Don’t chase titles, focus on capabilities. Become T-shaped: broad UX knowledge, with a deep specialization. Degrees from University like MICA give an excellent well-rounded UX Design degree with a product management focus.


Pair design craft with business fluency. Show how your work saves money, increases retention, or drives engagement. Companies LOVE these skills/abilities.


Embrace AI as a collaborator. Learn prompting, evaluation, and integration of AI tools into workflows. Because AI is here to stay get knowledgable in AI, get a quick certification in the foundations. I'm not asking you to become an engineer, just know how AI works.
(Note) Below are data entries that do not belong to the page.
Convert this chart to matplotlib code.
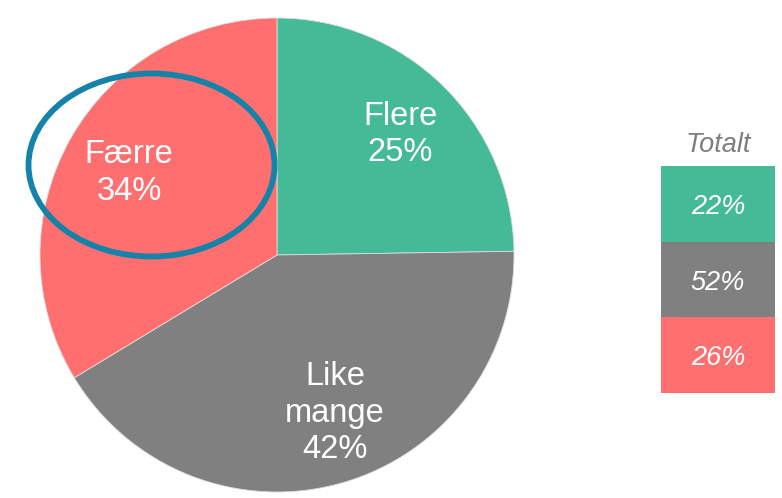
import matplotlib
matplotlib.use("Agg")
import matplotlib.pyplot as plt
from matplotlib.patches import Ellipse, Rectangle

plt.rcParams['font.family'] = ['Liberation Sans', 'DejaVu Sans']

# Slice data (clockwise from 12 o'clock)
categories = ["Flere", "Like mange", "Færre"]
shares = [25, 42, 34]
colors = ["#44BA96", "#808080", "#FF6F6F"]

# Overall distribution shown in the side column
total_title = "Totalt"
total_values = [22, 52, 26]

W, H = 782, 498
fig = plt.figure(figsize=(W / 100, H / 100), dpi=100)
ax = fig.add_axes([0, 0, 1, 1])
ax.set_axis_off()

cx, cy, r = 277, H - 255, 237
ax.pie(shares, colors=colors, startangle=90, counterclock=False,
       center=(cx, cy), radius=r,
       wedgeprops=dict(linewidth=0.6, edgecolor="#dddddd"))

# Slice labels
label_pos = {
    "Flere": (400, 134.5),
    "Like mange": (335, 413),
    "Færre": (129, 173),
}
for name, val in zip(categories, shares):
    x, y = label_pos[name]
    text = name.replace(" ", "\n") + f"\n{val}%"
    ax.text(x, H - y, text, ha="center", va="center", color="white",
            fontsize=23.5, linespacing=1.22)

# Highlight ring around "Færre"
ax.add_patch(Ellipse((151.5, H - 165), 246, 183, fill=False,
                     edgecolor="#1482A9", linewidth=4.2, zorder=5))

# Side column with overall shares
ax.text(718, H - 145, total_title, ha="center", va="center", color="#7f7f7f",
        fontsize=19.5, style="italic")
bx, bw, bh, btop = 661, 114, 75.7, 166
for i, (val, col) in enumerate(zip(total_values, colors)):
    y0 = btop + i * bh
    ax.add_patch(Rectangle((bx, H - y0 - bh), bw, bh, facecolor=col,
                           edgecolor="none"))
    ax.text(bx + bw / 2, H - y0 - bh / 2 - 3, f"{val}%", ha="center",
            va="center", color="white", fontsize=19.5, style="italic")

ax.set_xlim(0, W)
ax.set_ylim(0, H)
ax.set_aspect("auto")

fig.savefig("out.png", dpi=100, facecolor="white")
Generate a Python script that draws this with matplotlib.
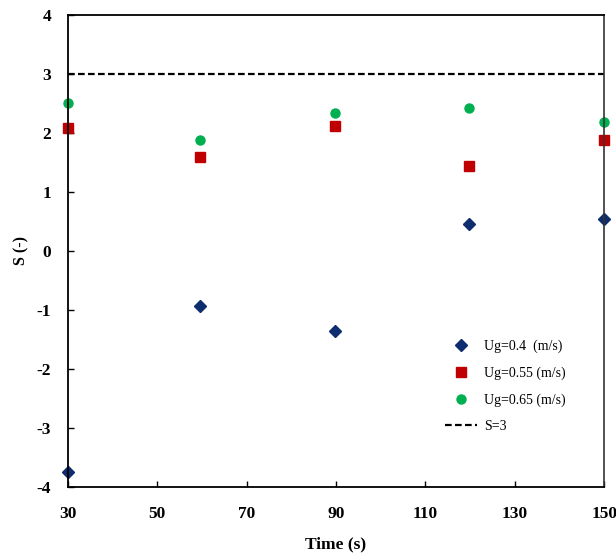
import matplotlib
matplotlib.use("Agg")
import matplotlib.pyplot as plt

plt.rcParams['font.family'] = ['Liberation Serif', 'DejaVu Serif']
plt.rcParams['axes.unicode_minus'] = False

# data
time_s = [30, 59.5, 89.7, 119.8, 150]
s_04 = [-3.75, -0.94, -1.36, 0.46, 0.55]
s_055 = [2.09, 1.60, 2.11, 1.44, 1.88]
s_065 = [2.50, 1.88, 2.33, 2.42, 2.18]
s_limit = 3
x_ticks = [30, 50, 70, 90, 110, 130, 150]
y_ticks = [-4, -3, -2, -1, 0, 1, 2, 3, 4]

fig = plt.figure(figsize=(6.16, 5.54), dpi=100)
ax = fig.add_axes([0.110, 0.121, 0.871, 0.852])

ax.plot(time_s, s_04, linestyle='none', marker='D', ms=6, color='#0e2d6e',
        label='Ug=0.4  (m/s)', clip_on=False)
ax.plot(time_s, s_055, linestyle='none', marker='s', ms=6.5, color='#c00000',
        label='Ug=0.55 (m/s)', clip_on=False)
ax.plot(time_s, s_065, linestyle='none', marker='o', ms=6.5, color='#00b050',
        label='Ug=0.65 (m/s)', clip_on=False)
ax.plot([x_ticks[0], x_ticks[-1]], [s_limit, s_limit], color='black', lw=1.6,
        linestyle=(0, (3, 1.5)), label='S=3')

ax.set_xlim(30, 150)
ax.set_ylim(-4, 4)
ax.set_xticks(x_ticks)
ax.set_yticks(y_ticks)
ax.tick_params(direction='in', length=4, width=1, top=False, right=False)
ax.tick_params(axis='x', pad=14)
ax.tick_params(axis='y', pad=12)
for lab in ax.get_xticklabels() + ax.get_yticklabels():
    lab.set_fontweight('bold')
    lab.set_fontsize(12.5)

for side in ['left', 'bottom', 'top']:
    ax.spines[side].set_linewidth(1.3)
    ax.spines[side].set_color('black')
ax.spines['right'].set_linewidth(1.2)
ax.spines['right'].set_color('#333333')

ax.set_xlabel('Time (s)', fontsize=12.5, fontweight='bold', labelpad=10)
ax.set_ylabel('S (-)', fontsize=11.5, fontweight='bold', labelpad=5)

ax.legend(loc='upper left', bbox_to_anchor=(0.68, 0.338), frameon=False,
          fontsize=10, handlelength=2.3, handletextpad=0.5, labelspacing=0.95)

fig.savefig('out.png', dpi=100)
Anchor your work in human-centered design. No matter how advanced technology becomes, empathy and storytelling will always differentiate great designers. AI may come close at doing some methodologies for us but at the end HUMAN-centered Design is just that HUMAN. No machine will ever know or possibily know enough to make the best human answer, it can only give a formulation at what could be, not what is.


The Takeaway

UX will continue to evolve, but the safest paths are those that connect human insight to business value. If you focus on service design, research, systems, healthcare/regulation, and AI, you’ll not only stay employable, you’ll become indispensable. And that’s the advice I give every student stepping into our world, the same advise I give myself: Be flexible, stay curious, and always design for people, not just pixels.